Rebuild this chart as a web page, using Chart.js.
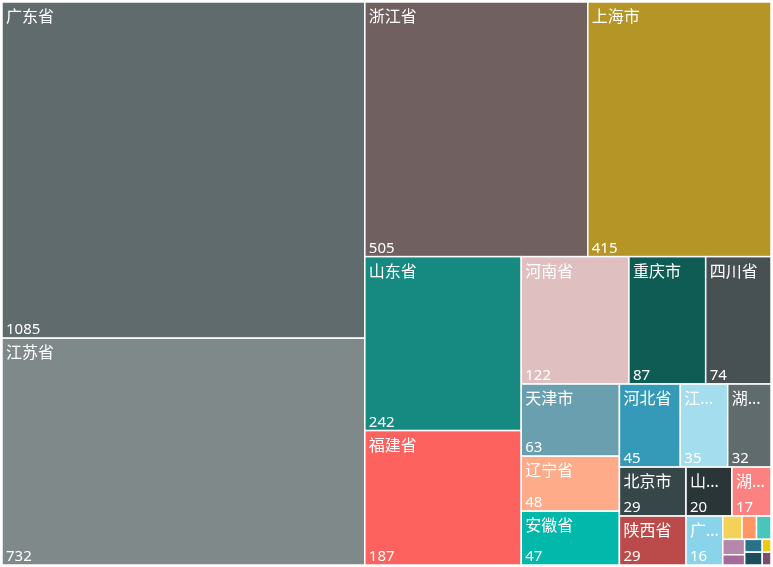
<!DOCTYPE html>
<html>
<head>
<meta charset="utf-8">
<script src="https://cdn.jsdelivr.net/npm/chart.js@4.4.0/dist/chart.umd.min.js"></script>
<style>
  body { margin: 0; background: #fff; }
</style>
</head>
<body>
<canvas id="myChart" width="773" height="567"></canvas>
<script>
/*-----data-----*/
var provinces = ['广东省', '江苏省', '浙江省', '上海市', '山东省', '福建省', '河南省', '重庆市', '四川省',
    '天津市', '辽宁省', '安徽省', '河北省', '江西省', '湖北省', '北京市', '陕西省', '山西省', '湖南省',
    '广西壮族自治区', '吉林省', '云南省', '海南省', '贵州省', '黑龙江省', '甘肃省', '内蒙古自治区',
    '新疆维吾尔自治区', '宁夏回族自治区'];
var counts = [1085, 732, 505, 415, 242, 187, 122, 87, 74,
    63, 48, 47, 45, 35, 32, 29, 29, 20, 17,
    16, 4, 3, 3, 3, 2, 2, 2, 1, 1];
var colors = ['#5F6B6D', '#7F898A', '#706060', '#B59525', '#168980', '#FD625E', '#DFBFBF', '#0F5C55', '#475052',
    '#6A9FB0', '#FDAB89', '#01B8AA', '#3599B8', '#A4DDEE', '#5F6B6D', '#374649', '#BB4A4A', '#293537', '#FB8281',
    '#8AD4EB', '#F4D25A', '#FE9666', '#4AC5BB', '#B687AC', '#A66999', '#28738A', '#1B4D5C', '#F2C80F', '#7B4F71'];

var W = 769, H = 563;
var PHI = (1 + Math.sqrt(5)) / 2;

/*-----squarified layout (golden ratio) in value space-----*/
function squarify(items) {
    var nodes = items.slice().sort(function(a, b) { return b.value - a.value; });
    var value = 0;
    for (var k = 0; k < nodes.length; k++) value += nodes[k].value;
    var rects = [];
    var x0 = 0, y0 = 0, x1 = W, y1 = H;
    var i0 = 0, i1 = 0, n = nodes.length;
    while (i0 < n) {
        var dx = x1 - x0, dy = y1 - y0;
        var sumValue = nodes[i1++].value;
        var minValue = sumValue, maxValue = sumValue;
        var alpha = Math.max(dy / dx, dx / dy) / (value * PHI);
        var beta = sumValue * sumValue * alpha;
        var minRatio = Math.max(maxValue / beta, beta / minValue);
        for (; i1 < n; ++i1) {
            var nv = nodes[i1].value;
            sumValue += nv;
            if (nv < minValue) minValue = nv;
            if (nv > maxValue) maxValue = nv;
            beta = sumValue * sumValue * alpha;
            var newRatio = Math.max(maxValue / beta, beta / minValue);
            if (newRatio > minRatio) { sumValue -= nv; break; }
            minRatio = newRatio;
        }
        var row = nodes.slice(i0, i1);
        if (dx < dy) {
            // horizontal strip along the top
            var ny = y0 + dy * sumValue / value, cx = x0;
            for (var j = 0; j < row.length; j++) {
                var nx = cx + (x1 - x0) * row[j].value / sumValue;
                rects.push({ d: row[j], x0: cx, y0: y0, x1: nx, y1: ny });
                cx = nx;
            }
            y0 = ny;
        } else {
            // vertical column on the left
            var nx2 = x0 + dx * sumValue / value, cy = y0;
            for (var j = 0; j < row.length; j++) {
                var ny2 = cy + (y1 - y0) * row[j].value / sumValue;
                rects.push({ d: row[j], x0: x0, y0: cy, x1: nx2, y1: ny2 });
                cy = ny2;
            }
            x0 = nx2;
        }
        value -= sumValue;
        i0 = i1;
    }
    return rects;
}

var items = [];
for (var i = 0; i < provinces.length; i++) {
    items.push({ name: provinces[i], value: counts[i], color: colors[i] });
}
var cells = squarify(items);

/*-----label helper-----*/
function fitText(ctx, text, maxW) {
    if (ctx.measureText(text).width <= maxW) return text;
    for (var n = text.length - 1; n > 0; n--) {
        var t = text.slice(0, n) + '...';
        if (ctx.measureText(t).width <= maxW) return t;
    }
    return null;
}

/*-----treemap plugin: cells drawn through the chart's x/y scales-----*/
var treemapPlugin = {
    id: 'treemapCells',
    afterDatasetsDraw: function(chart) {
        var ctx = chart.ctx;
        var xs = chart.scales.x, ys = chart.scales.y;
        ctx.save();
        for (var i = 0; i < cells.length; i++) {
            var c = cells[i];
            var px0 = xs.getPixelForValue(c.x0), px1 = xs.getPixelForValue(c.x1);
            var py0 = ys.getPixelForValue(c.y0), py1 = ys.getPixelForValue(c.y1);
            ctx.fillStyle = c.d.color;
            ctx.fillRect(px0, py0, px1 - px0, py1 - py0);
            ctx.strokeStyle = '#ffffff';
            ctx.lineWidth = 1.5;
            ctx.strokeRect(px0, py0, px1 - px0, py1 - py0);

            var cw = px1 - px0, ch = py1 - py0;
            if (cw < 28 || ch < 40) continue;
            ctx.fillStyle = '#ffffff';
            ctx.textAlign = 'left';
            ctx.textBaseline = 'alphabetic';
            ctx.font = '16px "Segoe UI", "Noto Sans", "Noto Sans CJK SC", sans-serif';
            var label = fitText(ctx, c.d.name, cw - 6);
            if (label) ctx.fillText(label, px0 + 4, py0 + 20);
            ctx.font = '15px "Segoe UI", "Noto Sans", "Noto Sans CJK SC", sans-serif';
            var val = String(c.d.value);
            if (ctx.measureText(val).width <= cw - 6) ctx.fillText(val, px0 + 4, py1 - 4);
        }
        ctx.restore();
    }
};

var ctx = document.getElementById('myChart').getContext('2d');
var myChart = new Chart(ctx, {
    type: 'scatter',
    data: {
        datasets: [{
            data: [],
            pointRadius: 0
        }]
    },
    options: {
        responsive: false,
        animation: false,
        devicePixelRatio: 1,
        layout: { padding: { left: 2, right: 2, top: 2, bottom: 2 } },
        scales: {
            x: { type: 'linear', min: 0, max: W, display: false },
            y: { type: 'linear', min: 0, max: H, reverse: true, display: false }
        },
        plugins: {
            legend: { display: false },
            tooltip: { enabled: false }
        }
    },
    plugins: [treemapPlugin]
});
</script>
</body>
</html>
-=-=-
* **STATED TASK**: Keep every word of the data as it is when you write it out, but drop the pictures.

* **CORRECT RESULT**:
Rebuild this chart as a web page, using Chart.js.
<!DOCTYPE html>
<html>
<head>
<meta charset="utf-8">
<script src="https://cdn.jsdelivr.net/npm/chart.js@4.4.0/dist/chart.umd.min.js"></script>
<style>
  body { margin: 0; background: #fff; }
</style>
</head>
<body>
<canvas id="myChart" width="773" height="567"></canvas>
<script>
/*-----data-----*/
var provinces = ['广东省', '江苏省', '浙江省', '上海市', '山东省', '福建省', '河南省', '重庆市', '四川省',
    '天津市', '辽宁省', '安徽省', '河北省', '江西省', '湖北省', '北京市', '陕西省', '山西省', '湖南省',
    '广西壮族自治区', '吉林省', '云南省', '海南省', '贵州省', '黑龙江省', '甘肃省', '内蒙古自治区',
    '新疆维吾尔自治区', '宁夏回族自治区'];
var counts = [1085, 732, 505, 415, 242, 187, 122, 87, 74,
    63, 48, 47, 45, 35, 32, 29, 29, 20, 17,
    16, 4, 3, 3, 3, 2, 2, 2, 1, 1];
var colors = ['#5F6B6D', '#7F898A', '#706060', '#B59525', '#168980', '#FD625E', '#DFBFBF', '#0F5C55', '#475052',
    '#6A9FB0', '#FDAB89', '#01B8AA', '#3599B8', '#A4DDEE', '#5F6B6D', '#374649', '#BB4A4A', '#293537', '#FB8281',
    '#8AD4EB', '#F4D25A', '#FE9666', '#4AC5BB', '#B687AC', '#A66999', '#28738A', '#1B4D5C', '#F2C80F', '#7B4F71'];

var W = 769, H = 563;
var PHI = (1 + Math.sqrt(5)) / 2;

/*-----squarified layout (golden ratio) in value space-----*/
function squarify(items) {
    var nodes = items.slice().sort(function(a, b) { return b.value - a.value; });
    var value = 0;
    for (var k = 0; k < nodes.length; k++) value += nodes[k].value;
    var rects = [];
    var x0 = 0, y0 = 0, x1 = W, y1 = H;
    var i0 = 0, i1 = 0, n = nodes.length;
    while (i0 < n) {
        var dx = x1 - x0, dy = y1 - y0;
        var sumValue = nodes[i1++].value;
        var minValue = sumValue, maxValue = sumValue;
        var alpha = Math.max(dy / dx, dx / dy) / (value * PHI);
        var beta = sumValue * sumValue * alpha;
        var minRatio = Math.max(maxValue / beta, beta / minValue);
        for (; i1 < n; ++i1) {
            var nv = nodes[i1].value;
            sumValue += nv;
            if (nv < minValue) minValue = nv;
            if (nv > maxValue) maxValue = nv;
            beta = sumValue * sumValue * alpha;
            var newRatio = Math.max(maxValue / beta, beta / minValue);
            if (newRatio > minRatio) { sumValue -= nv; break; }
            minRatio = newRatio;
        }
        var row = nodes.slice(i0, i1);
        if (dx < dy) {
            // horizontal strip along the top
            var ny = y0 + dy * sumValue / value, cx = x0;
            for (var j = 0; j < row.length; j++) {
                var nx = cx + (x1 - x0) * row[j].value / sumValue;
                rects.push({ d: row[j], x0: cx, y0: y0, x1: nx, y1: ny });
                cx = nx;
            }
            y0 = ny;
        } else {
            // vertical column on the left
            var nx2 = x0 + dx * sumValue / value, cy = y0;
            for (var j = 0; j < row.length; j++) {
                var ny2 = cy + (y1 - y0) * row[j].value / sumValue;
                rects.push({ d: row[j], x0: x0, y0: cy, x1: nx2, y1: ny2 });
                cy = ny2;
            }
            x0 = nx2;
        }
        value -= sumValue;
        i0 = i1;
    }
    return rects;
}

var items = [];
for (var i = 0; i < provinces.length; i++) {
    items.push({ name: provinces[i], value: counts[i], color: colors[i] });
}
var cells = squarify(items);

/*-----label helper-----*/
function fitText(ctx, text, maxW) {
    if (ctx.measureText(text).width <= maxW) return text;
    for (var n = text.length - 1; n > 0; n--) {
        var t = text.slice(0, n) + '...';
        if (ctx.measureText(t).width <= maxW) return t;
    }
    return null;
}

/*-----treemap plugin: cells drawn through the chart's x/y scales-----*/
var treemapPlugin = {
    id: 'treemapCells',
    afterDatasetsDraw: function(chart) {
        var ctx = chart.ctx;
        var xs = chart.scales.x, ys = chart.scales.y;
        ctx.save();
        for (var i = 0; i < cells.length; i++) {
            var c = cells[i];
            var px0 = xs.getPixelForValue(c.x0), px1 = xs.getPixelForValue(c.x1);
            var py0 = ys.getPixelForValue(c.y0), py1 = ys.getPixelForValue(c.y1);
            ctx.fillStyle = c.d.color;
            ctx.fillRect(px0, py0, px1 - px0, py1 - py0);
            ctx.strokeStyle = '#ffffff';
            ctx.lineWidth = 1.5;
            ctx.strokeRect(px0, py0, px1 - px0, py1 - py0);

            var cw = px1 - px0, ch = py1 - py0;
            if (cw < 28 || ch < 40) continue;
            ctx.fillStyle = '#ffffff';
            ctx.textAlign = 'left';
            ctx.textBaseline = 'alphabetic';
            ctx.font = '16px "Segoe UI", "Noto Sans", "Noto Sans CJK SC", sans-serif';
            var label = fitText(ctx, c.d.name, cw - 6);
            if (label) ctx.fillText(label, px0 + 4, py0 + 20);
            ctx.font = '15px "Segoe UI", "Noto Sans", "Noto Sans CJK SC", sans-serif';
            var val = String(c.d.value);
            if (ctx.measureText(val).width <= cw - 6) ctx.fillText(val, px0 + 4, py1 - 4);
        }
        ctx.restore();
    }
};

var ctx = document.getElementById('myChart').getContext('2d');
var myChart = new Chart(ctx, {
    type: 'scatter',
    data: {
        datasets: [{
            data: [],
            pointRadius: 0
        }]
    },
    options: {
        responsive: false,
        animation: false,
        devicePixelRatio: 1,
        layout: { padding: { left: 2, right: 2, top: 2, bottom: 2 } },
        scales: {
            x: { type: 'linear', min: 0, max: W, display: false },
            y: { type: 'linear', min: 0, max: H, reverse: true, display: false }
        },
        plugins: {
            legend: { display: false },
            tooltip: { enabled: false }
        }
    },
    plugins: [treemapPlugin]
});
</script>
</body>
</html>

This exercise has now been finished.